Sin dagli inizi della civiltà musica e poesia sono sempre state difficili da separare. In età classica erano spesso pensate come una realtà unica; nelle ricche corti greche i poemi di Omero e i versi di Saffo erano cantati da rapsodi e aedi, di solito accompagnati dagli strumenti dell’epoca. Non a caso i componimenti più intimi e introspettivi erano quelli appartenenti al genere lirico, letteralmente “che si accompagna
con la lira”. Con il tempo le due forme d’arte si sono sempre più distinte, ma sono molti gli aspetti rimasti in comune.
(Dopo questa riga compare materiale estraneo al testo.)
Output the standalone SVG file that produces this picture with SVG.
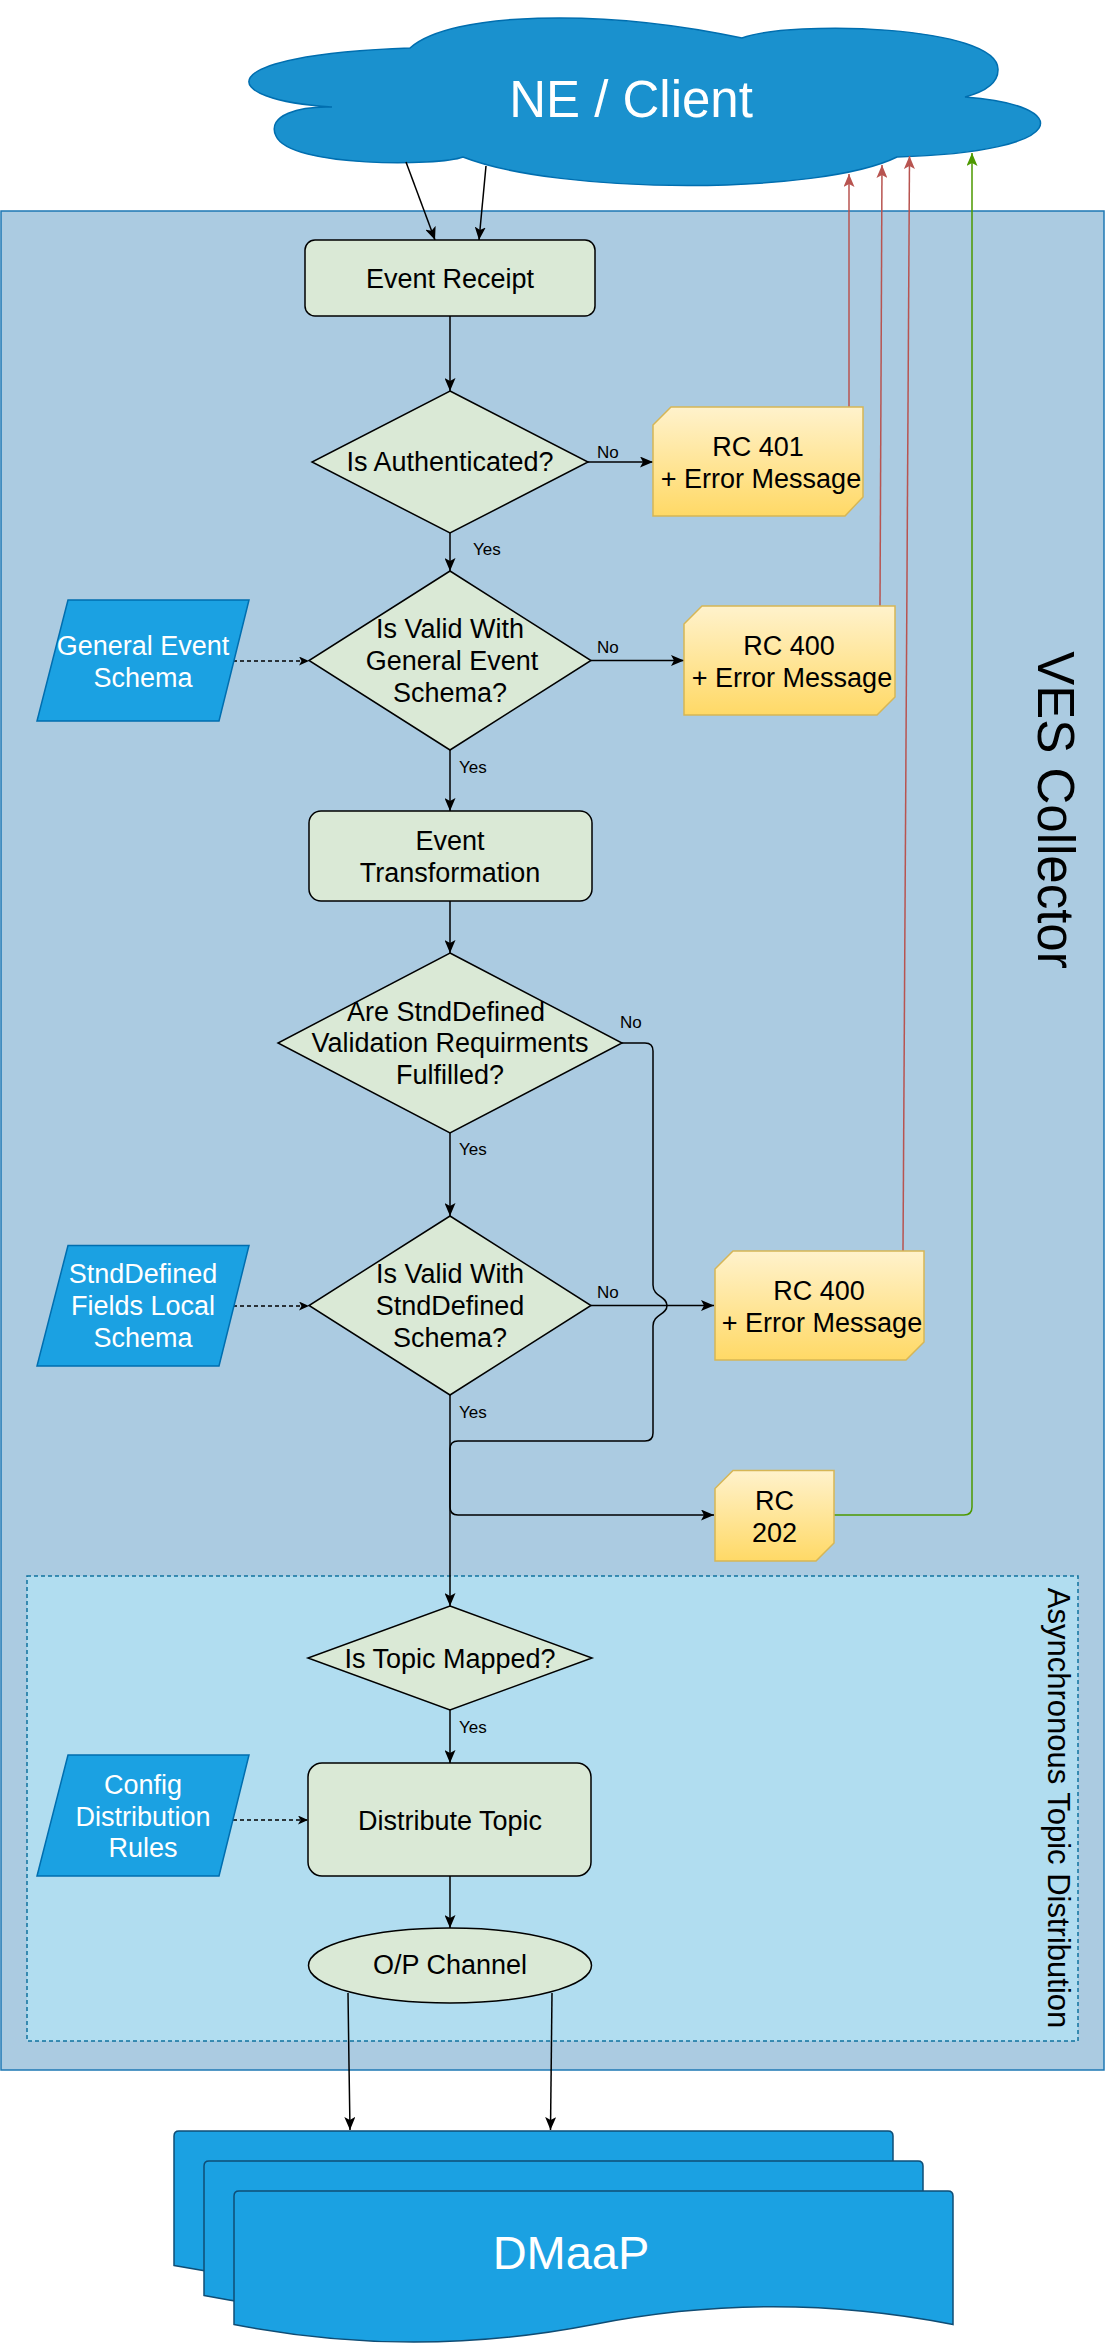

La corrente musicale che più ricorda la poesia, sia per la tipica ritmicità che per
l’uso frequente di rime, è il rap.
Nato nel quartiere del Bronx di New York, tra sentimenti di rabbia e ribellione, secondo alcuni “non è musica”, figurarsi poesia; eppure sono molti i rapper ad aver ricevuto riconoscimenti letterari. L’esempio più eclatante è Kendrick Lamar, che nel 2018 ha vinto il premio Pulitzer per il suo album “DAMN”, critica al razzismo e indagine dell’identità afroamericana. Da James Baldwin e Toni Morrison ai poeti della Beat Generation sono innumerevoli gli scrittori ad aver ugualmente criticato le dinamiche sociali in America, che ancora oggi, a 60 anni dall’abolizione della segregazione, rimangono profondamente razziste. L’intero genere è tipicamente politico, essendolo anche il contesto in cui è nato; così è stato introdotto anche in Italia, da artisti come Frankie hi-nrg mc. Con testi che variano dall’impegno sociale al profano, l’immediatezza del rap ha permesso la sua diffusione senza limiti e, tra gli sguardi crucciati delle
generazioni passate, un indubbio amore da parte dei giovani. Può piacere o meno, ma è inutile negarlo: il rap non è solo parolacce e violenza, ma la più sincera forma di poesia moderna.